(Rows from a dataset of charts and code)
##############################
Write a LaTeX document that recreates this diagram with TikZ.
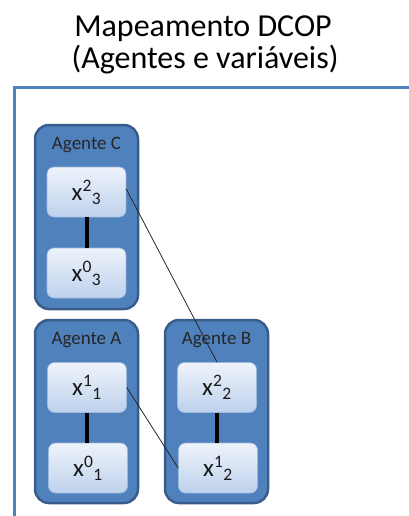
\documentclass[tikz,border=0pt]{standalone}
\usepackage{fontspec}
\setmainfont{Carlito}
\definecolor{frameblue}{HTML}{4F81BD}
\definecolor{agentfill}{HTML}{4F81BD}
\definecolor{agentedge}{HTML}{385D8A}
\definecolor{vartop}{HTML}{EEF3FB}
\definecolor{varbot}{HTML}{BED1EC}
\definecolor{varedge}{HTML}{9FB9DD}
\begin{document}
\begin{tikzpicture}[x=1pt,y=-1pt,
  agentbox/.style={draw=agentedge,line width=2.5pt,fill=agentfill,rounded corners=14pt},
  agentlabel/.style={anchor=base,inner sep=0pt,text=black!85,font=\fontsize{19}{22}\selectfont},
  varbox/.style={draw=varedge,line width=0.6pt,rounded corners=7pt,top color=vartop,bottom color=varbot,
    minimum width=79pt,minimum height=50pt,inner sep=0pt,font=\fontsize{25}{28}\selectfont,text=black!90},
  samelink/.style={line width=4pt,black},
  crosslink/.style={line width=0.8pt,black!85},
  titletext/.style={anchor=base,inner sep=0pt,font=\fontsize{32}{36}\selectfont}]
\useasboundingbox (0,0) rectangle (408,516);

% page title
\node[titletext] (title1) at (203,37) {Mapeamento DCOP};
\node[titletext] (title2) at (205,69) {(Agentes e variáveis)};

% outer frame (top and left edges only)
\coordinate (frameTR) at (410,87.5);
\coordinate (frameTL) at (14.5,87.5);
\coordinate (frameBL) at (14.5,518);
\draw[frameblue,line width=3.5pt] (frameTR) -- (frameTL) -- (frameBL);

% agent containers
\path[agentbox] (35,125) rectangle (138,309);
\path[agentbox] (35,320) rectangle (138,503);
\path[agentbox] (165,320) rectangle (268,503);
\node[agentlabel] (labC) at (86.5,149) {Agente C};
\node[agentlabel] (labA) at (86.5,344) {Agente A};
\node[agentlabel] (labB) at (216.5,344) {Agente B};

% variables
\node[varbox] (x23) at (86.5,192) {x\textsuperscript{2}\textsubscript{3}};
\node[varbox] (x03) at (86.5,273) {x\textsuperscript{0}\textsubscript{3}};
\node[varbox] (x11) at (87,387.5) {x\textsuperscript{1}\textsubscript{1}};
\node[varbox] (x01) at (88,468) {x\textsuperscript{0}\textsubscript{1}};
\node[varbox] (x22) at (217,387.5) {x\textsuperscript{2}\textsubscript{2}};
\node[varbox] (x12) at (218,468) {x\textsuperscript{1}\textsubscript{2}};

% constraints inside each agent
\draw[samelink] (x23) -- (x03);
\draw[samelink] (x11.south) -- (x11.south |- x01.north);
\draw[samelink] (x22.south) -- (x22.south |- x12.north);

% constraints between agents
\draw[crosslink] ([yshift=3pt]x23.east) -- (x22.north);
\draw[crosslink] (x11.east) -- (x12.west);
\end{tikzpicture}
\end{document}
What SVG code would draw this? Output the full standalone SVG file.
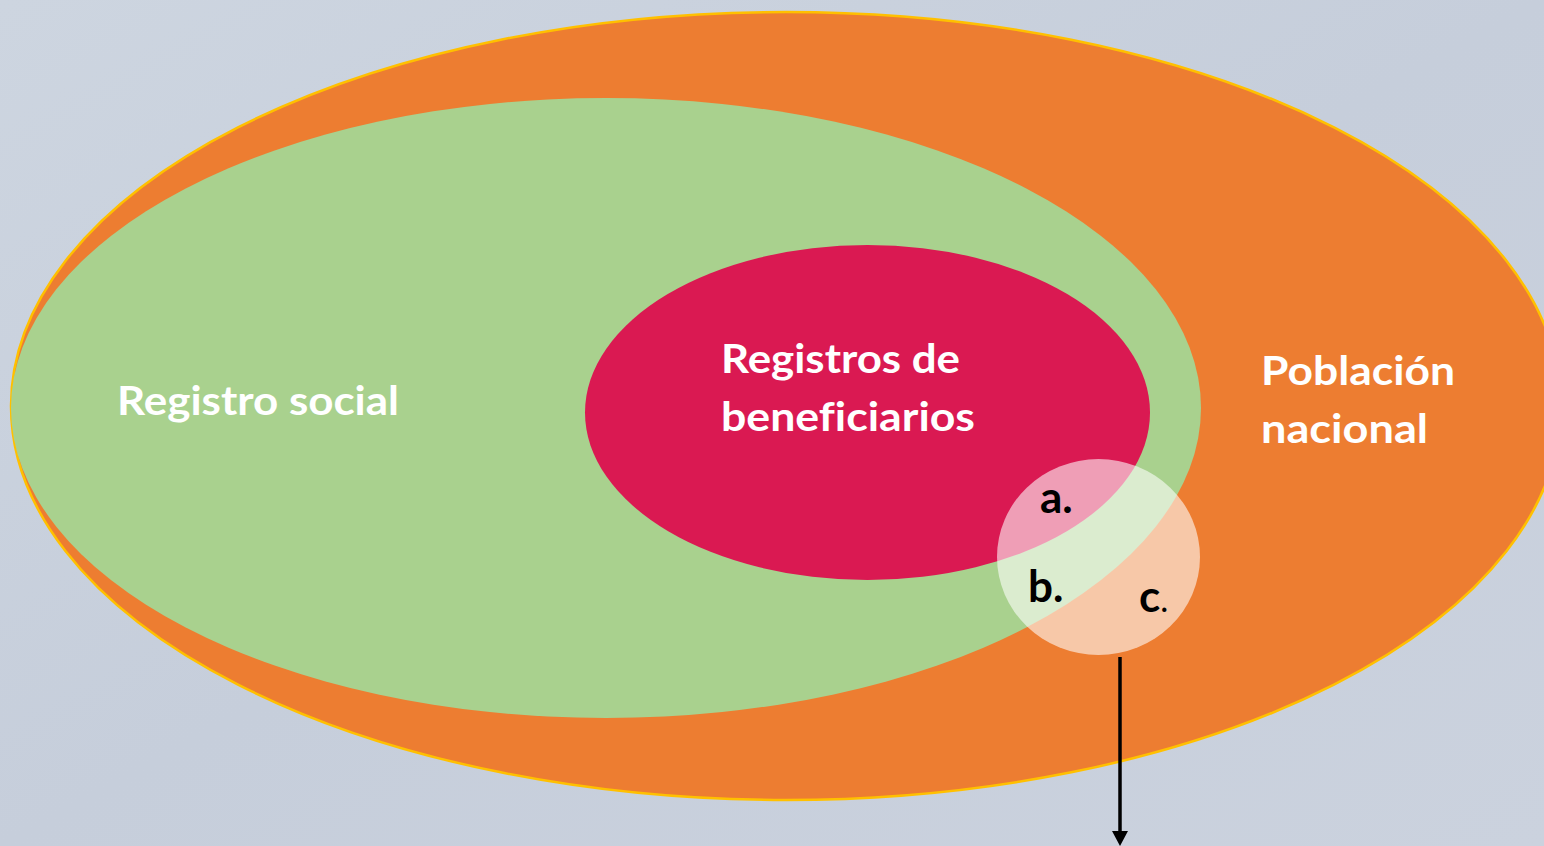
##############################
## [EXERCISE REQUIREMENTS]
Start at the first line of the records and write out everything up to and including the line containing "(frameTL) -- (frameBL);". No pictures.

## [COMPLETE OUTPUT]
Write a LaTeX document that recreates this diagram with TikZ.
\documentclass[tikz,border=0pt]{standalone}
\usepackage{fontspec}
\setmainfont{Carlito}
\definecolor{frameblue}{HTML}{4F81BD}
\definecolor{agentfill}{HTML}{4F81BD}
\definecolor{agentedge}{HTML}{385D8A}
\definecolor{vartop}{HTML}{EEF3FB}
\definecolor{varbot}{HTML}{BED1EC}
\definecolor{varedge}{HTML}{9FB9DD}
\begin{document}
\begin{tikzpicture}[x=1pt,y=-1pt,
  agentbox/.style={draw=agentedge,line width=2.5pt,fill=agentfill,rounded corners=14pt},
  agentlabel/.style={anchor=base,inner sep=0pt,text=black!85,font=\fontsize{19}{22}\selectfont},
  varbox/.style={draw=varedge,line width=0.6pt,rounded corners=7pt,top color=vartop,bottom color=varbot,
    minimum width=79pt,minimum height=50pt,inner sep=0pt,font=\fontsize{25}{28}\selectfont,text=black!90},
  samelink/.style={line width=4pt,black},
  crosslink/.style={line width=0.8pt,black!85},
  titletext/.style={anchor=base,inner sep=0pt,font=\fontsize{32}{36}\selectfont}]
\useasboundingbox (0,0) rectangle (408,516);

% page title
\node[titletext] (title1) at (203,37) {Mapeamento DCOP};
\node[titletext] (title2) at (205,69) {(Agentes e variáveis)};

% outer frame (top and left edges only)
\coordinate (frameTR) at (410,87.5);
\coordinate (frameTL) at (14.5,87.5);
\coordinate (frameBL) at (14.5,518);
\draw[frameblue,line width=3.5pt] (frameTR) -- (frameTL) -- (frameBL);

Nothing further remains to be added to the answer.